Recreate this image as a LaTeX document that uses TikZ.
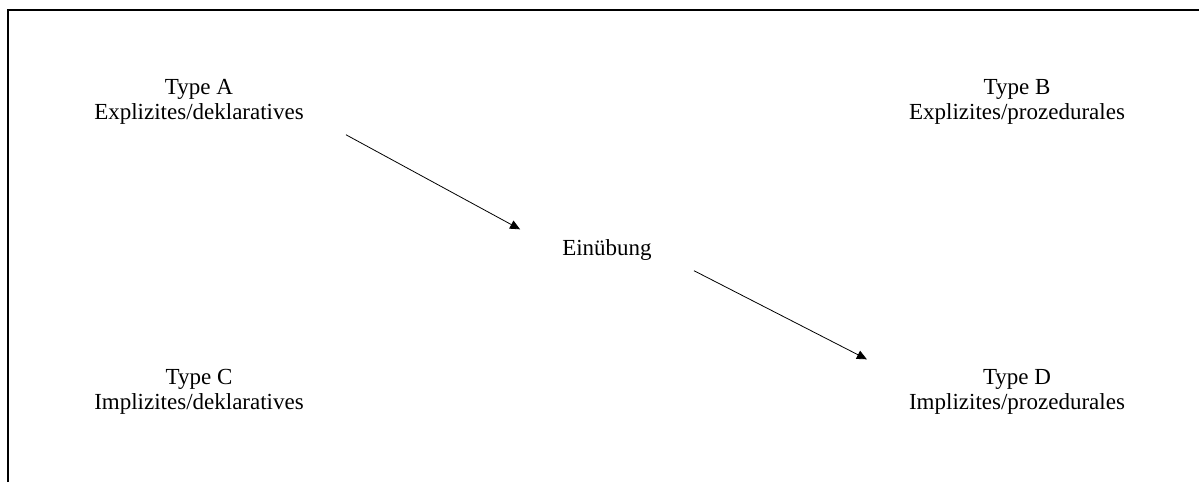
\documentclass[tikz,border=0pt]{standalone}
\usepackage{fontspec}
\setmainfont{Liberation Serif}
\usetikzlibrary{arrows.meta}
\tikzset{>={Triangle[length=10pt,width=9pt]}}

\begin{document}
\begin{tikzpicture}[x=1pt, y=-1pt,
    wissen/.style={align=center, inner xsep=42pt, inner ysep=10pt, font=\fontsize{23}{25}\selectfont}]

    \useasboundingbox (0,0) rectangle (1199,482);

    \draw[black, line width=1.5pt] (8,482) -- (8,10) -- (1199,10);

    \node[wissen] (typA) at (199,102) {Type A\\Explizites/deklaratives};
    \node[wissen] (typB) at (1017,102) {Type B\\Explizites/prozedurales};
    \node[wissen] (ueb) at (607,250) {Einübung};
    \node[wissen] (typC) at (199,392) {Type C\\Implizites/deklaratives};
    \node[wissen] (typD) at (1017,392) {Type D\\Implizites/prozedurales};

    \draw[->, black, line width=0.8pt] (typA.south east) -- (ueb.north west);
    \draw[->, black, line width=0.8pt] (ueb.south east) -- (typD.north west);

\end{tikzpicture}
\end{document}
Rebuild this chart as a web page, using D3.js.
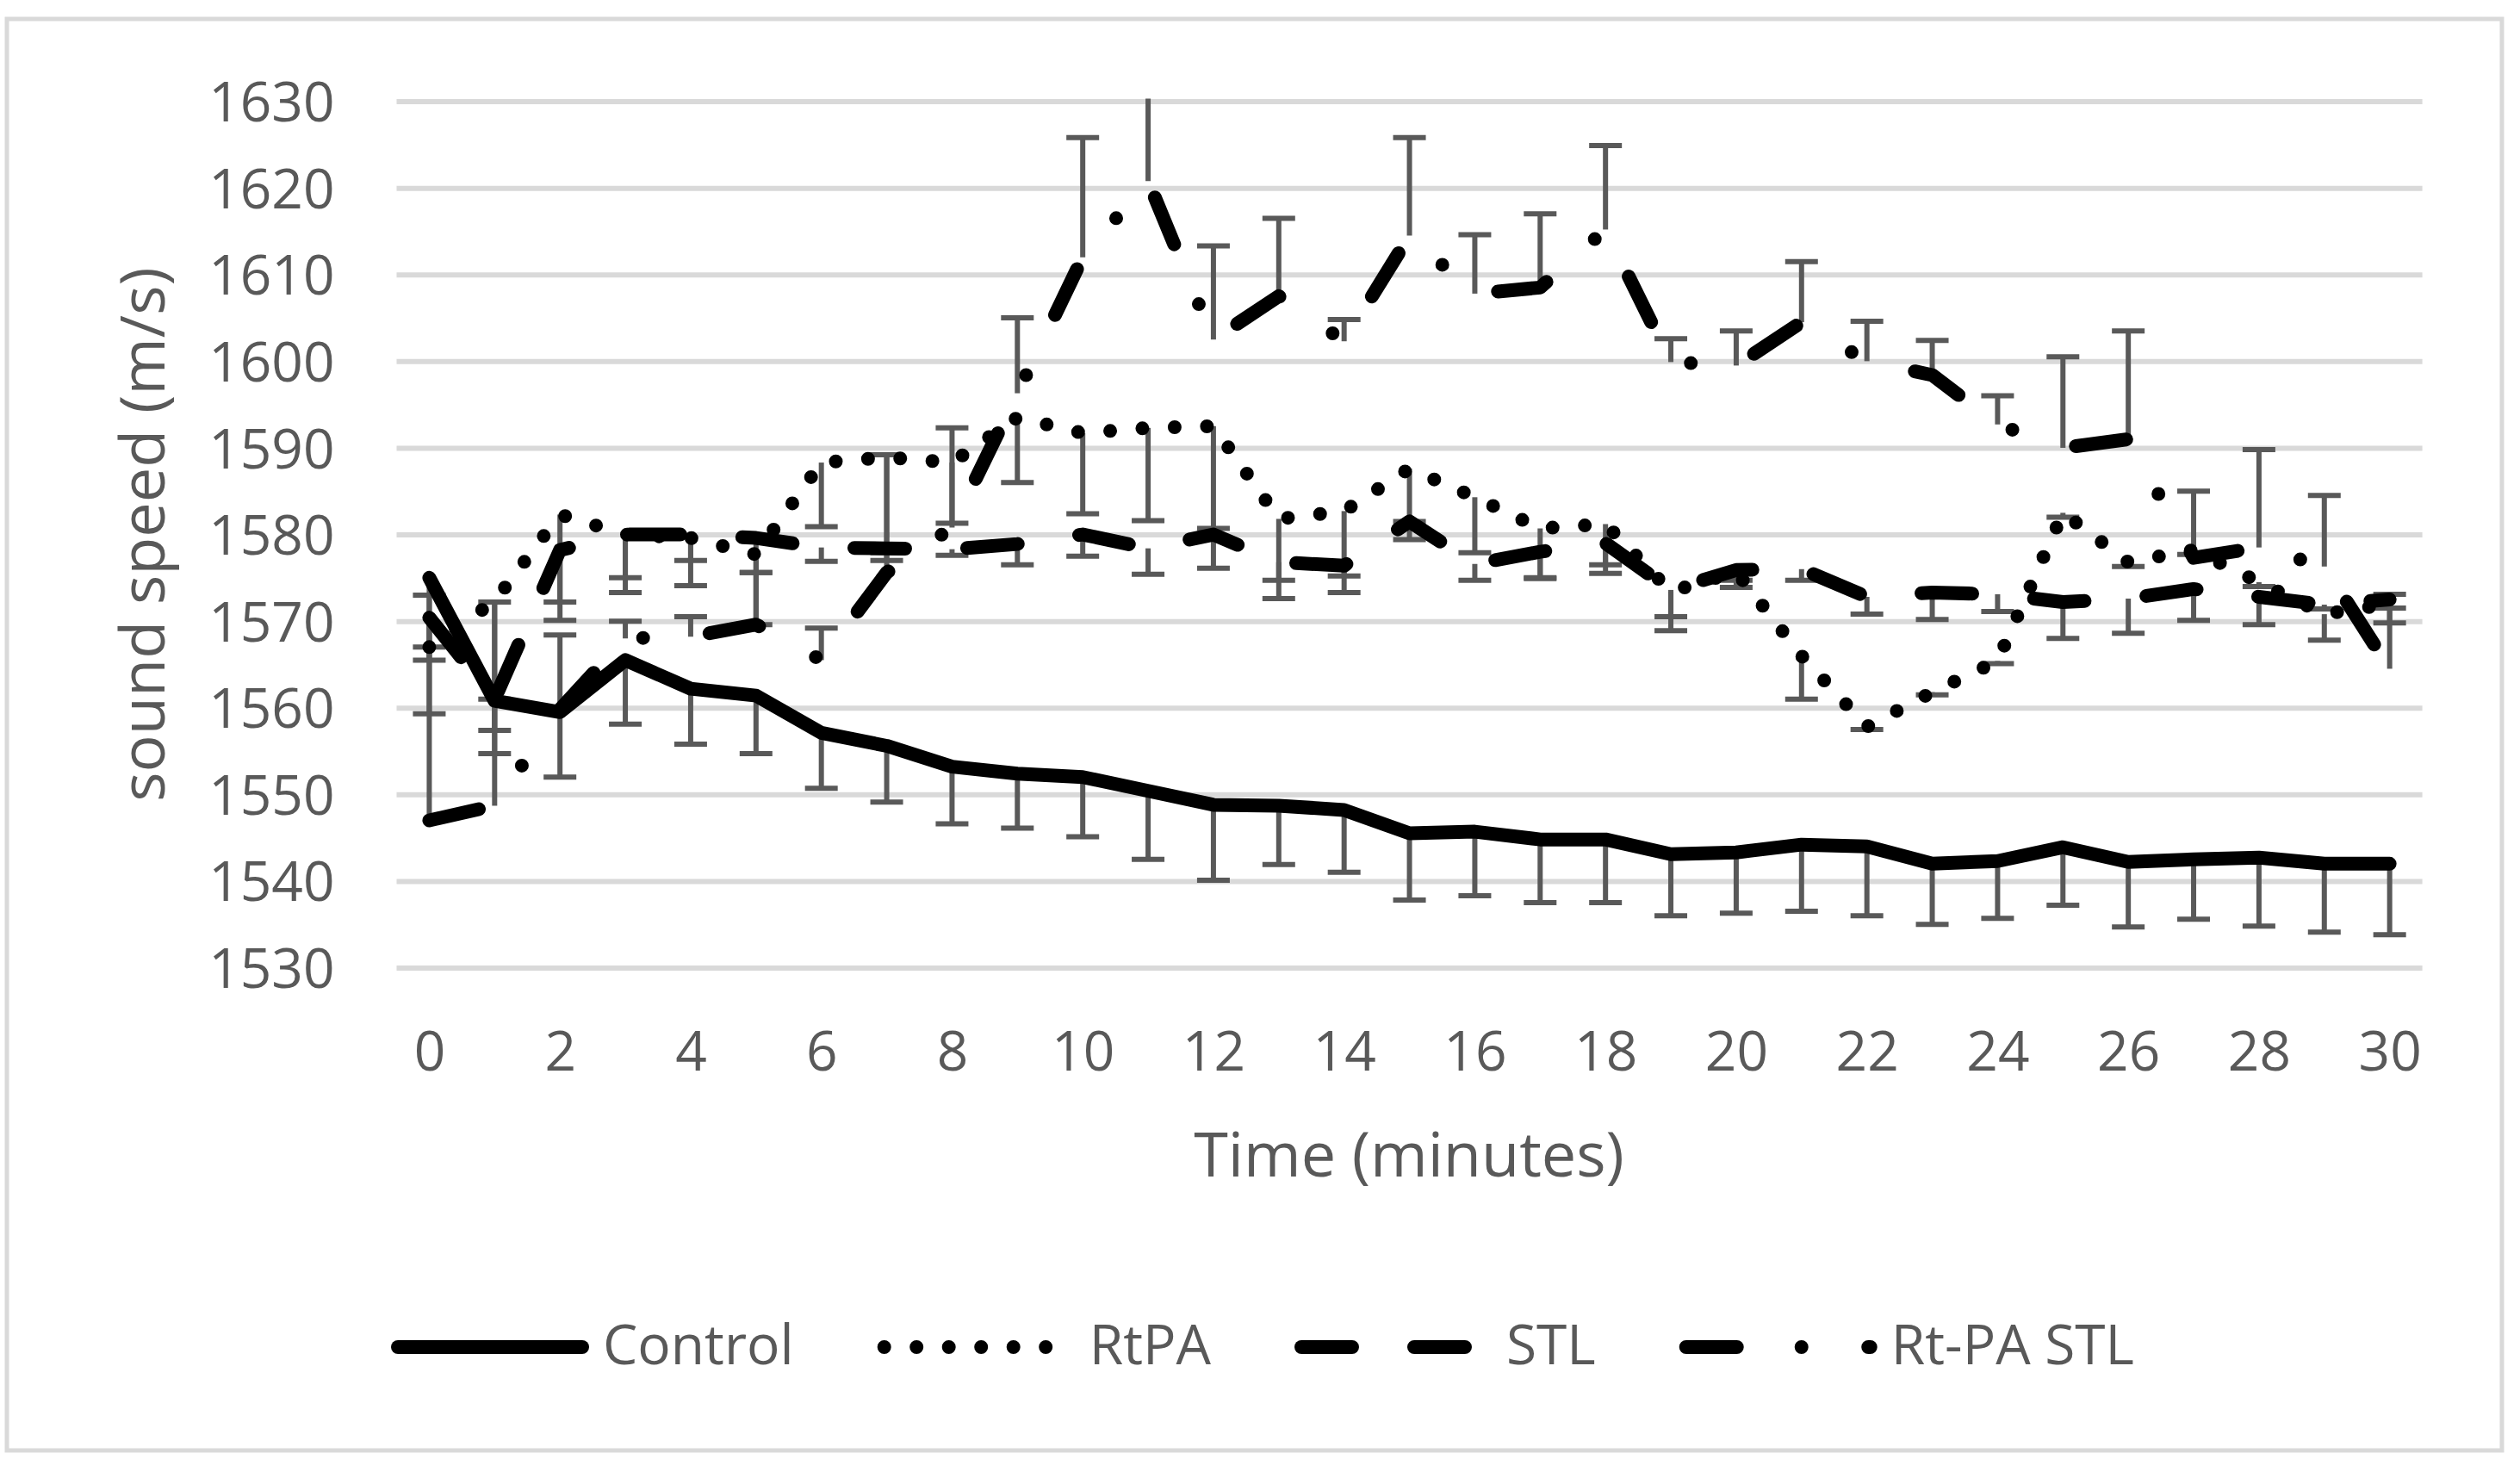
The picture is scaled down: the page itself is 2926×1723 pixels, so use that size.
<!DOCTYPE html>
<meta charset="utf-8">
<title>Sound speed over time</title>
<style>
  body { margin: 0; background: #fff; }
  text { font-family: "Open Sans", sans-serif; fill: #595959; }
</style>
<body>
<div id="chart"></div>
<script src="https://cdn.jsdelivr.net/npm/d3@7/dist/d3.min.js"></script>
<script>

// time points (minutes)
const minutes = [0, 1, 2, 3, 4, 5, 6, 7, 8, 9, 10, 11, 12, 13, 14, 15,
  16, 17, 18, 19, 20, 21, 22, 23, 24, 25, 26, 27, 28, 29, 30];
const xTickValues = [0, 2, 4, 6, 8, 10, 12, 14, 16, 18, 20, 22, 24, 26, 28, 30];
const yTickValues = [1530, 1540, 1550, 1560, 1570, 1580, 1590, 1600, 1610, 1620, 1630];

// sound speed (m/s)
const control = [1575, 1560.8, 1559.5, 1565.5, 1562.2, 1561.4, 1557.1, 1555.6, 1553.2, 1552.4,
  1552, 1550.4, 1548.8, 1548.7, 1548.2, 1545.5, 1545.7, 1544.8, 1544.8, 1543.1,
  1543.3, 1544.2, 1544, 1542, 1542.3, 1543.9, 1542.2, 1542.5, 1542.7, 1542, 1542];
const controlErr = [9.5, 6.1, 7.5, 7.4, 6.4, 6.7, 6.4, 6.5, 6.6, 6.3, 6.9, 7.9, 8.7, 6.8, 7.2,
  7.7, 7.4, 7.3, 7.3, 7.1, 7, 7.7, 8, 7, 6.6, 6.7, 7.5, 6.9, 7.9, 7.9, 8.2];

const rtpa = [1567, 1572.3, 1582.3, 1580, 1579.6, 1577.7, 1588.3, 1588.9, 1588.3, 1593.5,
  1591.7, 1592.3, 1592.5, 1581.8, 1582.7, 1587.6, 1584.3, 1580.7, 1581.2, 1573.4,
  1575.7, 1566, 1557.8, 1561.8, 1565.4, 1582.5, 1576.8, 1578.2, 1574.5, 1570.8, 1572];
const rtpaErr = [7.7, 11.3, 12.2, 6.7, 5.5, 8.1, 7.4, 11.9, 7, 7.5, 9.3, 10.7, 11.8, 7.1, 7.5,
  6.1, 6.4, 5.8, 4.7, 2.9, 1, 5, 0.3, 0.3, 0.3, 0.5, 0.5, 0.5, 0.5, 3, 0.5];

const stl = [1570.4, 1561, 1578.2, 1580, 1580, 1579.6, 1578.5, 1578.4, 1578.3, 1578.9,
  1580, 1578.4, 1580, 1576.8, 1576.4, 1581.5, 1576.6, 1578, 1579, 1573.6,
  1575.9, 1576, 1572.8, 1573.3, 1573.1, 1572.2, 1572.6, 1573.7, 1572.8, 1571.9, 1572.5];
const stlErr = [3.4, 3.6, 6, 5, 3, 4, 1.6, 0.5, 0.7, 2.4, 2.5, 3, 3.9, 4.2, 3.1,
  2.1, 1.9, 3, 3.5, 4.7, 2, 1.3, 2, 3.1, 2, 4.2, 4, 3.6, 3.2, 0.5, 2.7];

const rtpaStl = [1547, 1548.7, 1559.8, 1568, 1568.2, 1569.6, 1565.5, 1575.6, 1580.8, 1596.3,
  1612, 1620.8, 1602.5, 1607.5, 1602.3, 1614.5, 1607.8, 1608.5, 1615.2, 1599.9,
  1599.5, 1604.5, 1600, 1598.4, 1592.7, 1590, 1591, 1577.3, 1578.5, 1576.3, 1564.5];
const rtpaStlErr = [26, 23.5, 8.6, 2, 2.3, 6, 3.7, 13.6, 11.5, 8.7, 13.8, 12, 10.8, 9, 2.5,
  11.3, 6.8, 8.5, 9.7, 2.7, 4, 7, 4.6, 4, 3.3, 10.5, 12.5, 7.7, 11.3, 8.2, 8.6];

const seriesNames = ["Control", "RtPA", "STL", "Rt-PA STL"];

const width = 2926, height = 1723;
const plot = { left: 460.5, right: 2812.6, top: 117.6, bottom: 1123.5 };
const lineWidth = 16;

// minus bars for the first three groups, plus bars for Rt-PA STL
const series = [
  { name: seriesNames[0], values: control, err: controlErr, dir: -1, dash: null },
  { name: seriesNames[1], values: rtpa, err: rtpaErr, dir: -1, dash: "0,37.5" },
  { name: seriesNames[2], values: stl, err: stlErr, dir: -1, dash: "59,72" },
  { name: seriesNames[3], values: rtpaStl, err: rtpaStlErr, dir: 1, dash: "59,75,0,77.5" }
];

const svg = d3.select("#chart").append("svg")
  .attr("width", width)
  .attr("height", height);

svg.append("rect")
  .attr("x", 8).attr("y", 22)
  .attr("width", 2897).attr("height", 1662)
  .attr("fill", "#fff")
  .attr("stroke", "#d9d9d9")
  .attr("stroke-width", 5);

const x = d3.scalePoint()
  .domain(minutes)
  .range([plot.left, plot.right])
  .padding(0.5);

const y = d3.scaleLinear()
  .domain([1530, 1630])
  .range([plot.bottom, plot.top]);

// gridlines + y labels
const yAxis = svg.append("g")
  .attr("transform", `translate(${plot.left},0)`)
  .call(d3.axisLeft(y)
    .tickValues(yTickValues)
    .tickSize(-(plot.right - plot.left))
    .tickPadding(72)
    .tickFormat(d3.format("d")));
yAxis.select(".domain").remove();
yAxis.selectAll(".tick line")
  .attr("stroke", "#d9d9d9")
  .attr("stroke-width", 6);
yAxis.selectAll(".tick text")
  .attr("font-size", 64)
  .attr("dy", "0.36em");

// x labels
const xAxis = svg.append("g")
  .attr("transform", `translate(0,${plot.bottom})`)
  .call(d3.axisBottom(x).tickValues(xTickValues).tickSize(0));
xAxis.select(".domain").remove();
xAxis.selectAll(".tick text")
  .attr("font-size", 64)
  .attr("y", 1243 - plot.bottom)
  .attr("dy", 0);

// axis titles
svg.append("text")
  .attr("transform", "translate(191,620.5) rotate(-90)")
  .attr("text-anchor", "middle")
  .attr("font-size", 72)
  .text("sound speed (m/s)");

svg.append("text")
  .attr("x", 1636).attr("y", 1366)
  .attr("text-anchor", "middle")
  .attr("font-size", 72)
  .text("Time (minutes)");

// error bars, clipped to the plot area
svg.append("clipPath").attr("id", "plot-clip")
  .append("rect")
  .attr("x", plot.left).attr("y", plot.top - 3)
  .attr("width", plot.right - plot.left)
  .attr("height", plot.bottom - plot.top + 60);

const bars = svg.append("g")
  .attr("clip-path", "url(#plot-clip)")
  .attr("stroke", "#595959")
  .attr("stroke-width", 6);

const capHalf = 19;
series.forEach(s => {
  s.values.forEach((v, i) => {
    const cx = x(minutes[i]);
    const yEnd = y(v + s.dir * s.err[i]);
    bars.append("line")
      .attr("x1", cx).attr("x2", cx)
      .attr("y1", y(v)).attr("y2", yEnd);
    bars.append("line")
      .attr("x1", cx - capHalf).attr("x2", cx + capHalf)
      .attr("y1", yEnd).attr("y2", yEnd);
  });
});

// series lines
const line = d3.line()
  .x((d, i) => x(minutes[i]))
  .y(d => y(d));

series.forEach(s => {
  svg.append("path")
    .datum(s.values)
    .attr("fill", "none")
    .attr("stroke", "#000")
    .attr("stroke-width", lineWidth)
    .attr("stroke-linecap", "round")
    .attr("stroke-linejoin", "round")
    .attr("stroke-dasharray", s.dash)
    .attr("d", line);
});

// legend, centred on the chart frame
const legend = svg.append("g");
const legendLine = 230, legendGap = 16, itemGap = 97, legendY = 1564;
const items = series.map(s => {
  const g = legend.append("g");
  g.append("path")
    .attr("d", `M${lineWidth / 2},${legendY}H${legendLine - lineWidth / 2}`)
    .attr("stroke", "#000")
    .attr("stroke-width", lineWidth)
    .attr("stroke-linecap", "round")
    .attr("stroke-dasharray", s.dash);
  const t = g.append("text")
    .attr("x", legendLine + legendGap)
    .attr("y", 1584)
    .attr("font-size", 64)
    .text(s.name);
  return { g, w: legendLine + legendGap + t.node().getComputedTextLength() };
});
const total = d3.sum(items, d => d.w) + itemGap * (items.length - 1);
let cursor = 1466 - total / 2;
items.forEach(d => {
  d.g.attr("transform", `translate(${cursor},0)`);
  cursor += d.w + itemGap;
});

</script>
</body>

------------

# EXERCISE GOAL
Restate word for word every line from the top of the entries above to the line with "(8,10) -- (1199,10);", inclusive, and skip any pictures.

# FULL OUTPUT
Recreate this image as a LaTeX document that uses TikZ.
\documentclass[tikz,border=0pt]{standalone}
\usepackage{fontspec}
\setmainfont{Liberation Serif}
\usetikzlibrary{arrows.meta}
\tikzset{>={Triangle[length=10pt,width=9pt]}}

\begin{document}
\begin{tikzpicture}[x=1pt, y=-1pt,
    wissen/.style={align=center, inner xsep=42pt, inner ysep=10pt, font=\fontsize{23}{25}\selectfont}]

    \useasboundingbox (0,0) rectangle (1199,482);

    \draw[black, line width=1.5pt] (8,482) -- (8,10) -- (1199,10);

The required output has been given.